The most attractive features of cell centered finite volume schemes seem to be the easy introduction of the solid body boundary condition and the implementation of characteristic based methods for evaluating the convective fluxes at the cell faces of the finite volumes. For the viscous parts of the fluxes, however, cell centered finite volume schemes are not as well-suited as cell vertex based discretizations since, in a general grid, cell centered schemes usually are not linear flow preserving concerning the viscous terms. That means that the viscous stress tensor and the heat flux vector may vary spuriously in a flow field with linear velocity and/or temperature distribution.
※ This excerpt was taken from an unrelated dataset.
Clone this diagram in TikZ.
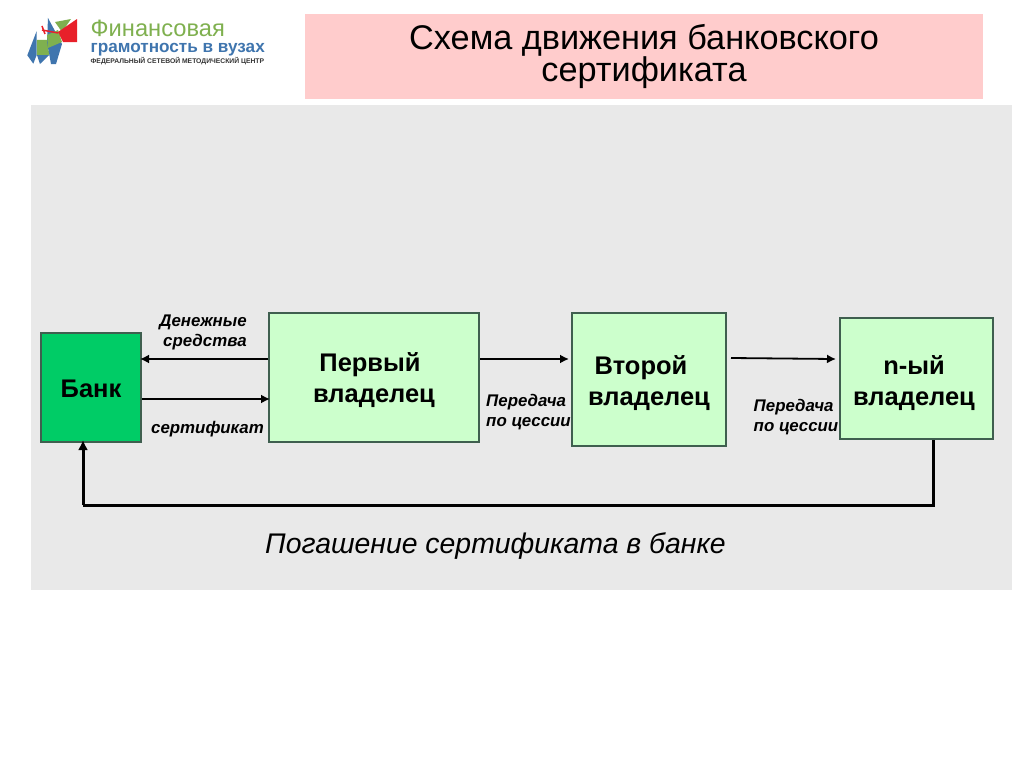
\documentclass[tikz,border=0pt]{standalone}
\usepackage{fontspec}
\setmainfont{Liberation Sans}
\usetikzlibrary{arrows.meta}

\definecolor{panelgrey}{HTML}{E9E9E9}
\definecolor{titlepink}{HTML}{FFCCCC}
\definecolor{bankgreen}{HTML}{00CC66}
\definecolor{ownergreen}{HTML}{CCFFCC}
\definecolor{boxedge}{HTML}{3F5F4F}
\definecolor{logogreen}{HTML}{7FB04F}
\definecolor{logoblue}{HTML}{3F75AE}
\definecolor{logored}{HTML}{E8202A}

\tikzset{
    box/.style={draw=boxedge, line width=0.02cm, fill=ownergreen, inner sep=0pt},
    boxtext/.style={inner sep=0pt, align=center, font=\fontsize{7.25pt}{8.9pt}\selectfont\bfseries},
    note/.style={inner sep=0pt, align=left, font=\fontsize{4.8pt}{5.7pt}\selectfont\bfseries\itshape},
    flow/.style={line width=0.018cm, shorten >=-0.02cm, -{Latex[length=0.09cm,width=0.09cm]}},
    back/.style={line width=0.03cm},
    logotext/.style={inner sep=0pt, anchor=west}
}

\begin{document}
\begin{tikzpicture}

    \useasboundingbox (0,0) rectangle (10.24,7.67);
    \fill[white] (0,0) rectangle (10.24,7.67);

    % panels
    \fill[panelgrey] (0.31,1.77) rectangle (10.12,6.62);
    \fill[titlepink] (3.05,6.68) rectangle (9.83,7.53);
    \node[inner sep=0pt, align=center, font=\fontsize{9.75pt}{11pt}\selectfont] (title) at (6.44,7.105)
        {Схема движения банковского\\[-2.1pt]сертификата};

    % logo
    \fill[logoblue] (0.367,7.36) -- (0.273,7.117) -- (0.333,7.033) -- (0.367,7.12) -- cycle;
    \fill[logogreen] (0.37,7.27) -- (0.48,7.27) -- (0.49,7.12) -- (0.37,7.12) -- cycle;
    \fill[logoblue] (0.37,7.12) -- (0.49,7.12) -- (0.40,7.03) -- cycle;
    \fill[logoblue] (0.48,7.49) -- (0.62,7.23) -- (0.56,7.03) -- (0.51,7.03) -- (0.47,7.25) -- cycle;
    \fill[logogreen] (0.47,7.32) -- (0.58,7.37) -- (0.62,7.25) -- (0.48,7.19) -- cycle;
    \fill[logogreen] (0.55,7.45) -- (0.71,7.48) -- (0.62,7.35) -- cycle;
    \fill[logored] (0.77,7.48) -- (0.77,7.25) -- (0.63,7.25) -- (0.58,7.35) -- cycle;
    \draw[logored, line width=0.015cm] (0.42,7.37) -- (0.58,7.34);
    \draw[logored, line width=0.015cm] (0.42,7.41) -- (0.45,7.33);
    \node[logotext, text=logogreen, font=\fontsize{6.74pt}{8pt}\selectfont] (logotop) at (0.90,7.39) {Финансовая};
    \node[logotext, text=logoblue, font=\fontsize{4.88pt}{6pt}\selectfont\bfseries] (logomid) at (0.90,7.17) {грамотность в вузах};
    \node[logotext, text=black!80, font=\fontsize{1.93pt}{3pt}\selectfont\bfseries] (logolow) at (0.90,7.06) {ФЕДЕРАЛЬНЫЙ СЕТЕВОЙ МЕТОДИЧЕСКИЙ ЦЕНТР};

    % boxes
    \node[box, fill=bankgreen, minimum width=1.00cm, minimum height=1.09cm] (bank) at (0.91,3.795) {};
    \node[box, minimum width=2.10cm, minimum height=1.29cm] (first) at (3.74,3.895) {};
    \node[box, minimum width=1.54cm, minimum height=1.33cm] (second) at (6.49,3.875) {};
    \node[box, minimum width=1.53cm, minimum height=1.21cm] (nth) at (9.165,3.885) {};

    \node[boxtext] (banktext) at (0.91,3.785) {Банк};
    \node[boxtext] (firsttext) at (3.74,3.87) {Первый\hspace*{0.08cm}\\владелец};
    \node[boxtext] (secondtext) at (6.49,3.84) {Второй\hspace*{0.16cm}\\владелец};
    \node[boxtext] (nthtext) at (9.14,3.84) {n-ый\\владелец};

    % connectors
    \coordinate (upper) at (0,4.08);
    \coordinate (lower) at (0,3.68);
    \coordinate (mid) at (6.85,4.09);
    \coordinate (midend) at (8.34,4.08);
    \coordinate (bottom) at (0,2.62);
    \coordinate (backup) at (0.83,0);
    \coordinate (backdown) at (9.33,0);

    \draw[flow] (first.west |- upper) -- (bank.east |- upper);
    \draw[flow] (bank.east |- lower) -- (first.west |- lower);
    \draw[flow] (first.east |- upper) -- ([xshift=-0.04cm]second.west |- upper);
    \draw[flow] ([xshift=0.04cm]second.east |- mid) -- (midend);
    \draw[back] (nth.south -| backdown) -- (backdown |- bottom) -- (backup |- bottom);
    \draw[back, shorten >=-0.03cm, -{Latex[length=0.1cm,width=0.1cm]}] (backup |- bottom) -- (bank.south -| backup);

    % labels
    \node[note, align=right] (money) at (2.03,4.345) {Денежные\\средства};
    \node[note] (cert) at (2.075,3.38) {сертификат};
    \node[note] (cessionA) at (5.285,3.55) {Передача\\по цессии};
    \node[note] (cessionB) at (7.96,3.50) {Передача\\по цессии};
    \node[inner sep=0pt, font=\fontsize{8.08pt}{9pt}\selectfont\itshape] (redeem) at (4.955,2.21) {Погашение сертификата в банке};

\end{tikzpicture}
\end{document}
This paper describes several enhancements of the flux formulations for cell centered finite volume schemes concerning convective as well as viscous fluxes: Convective fluxes Non-iterative solution of the cell face Riemann problem. Rigorous exploitation of the homogeneous property for high accuracy. Differentiable high-order positive flux limiting. Blending with flux vector splitting for strong shock capturing. Viscous fluxes Correct local geometry mapping for linear flow preservation. Implementation of stresses and heat fluxes by Stokes' integral for convenient boundary condition implementation.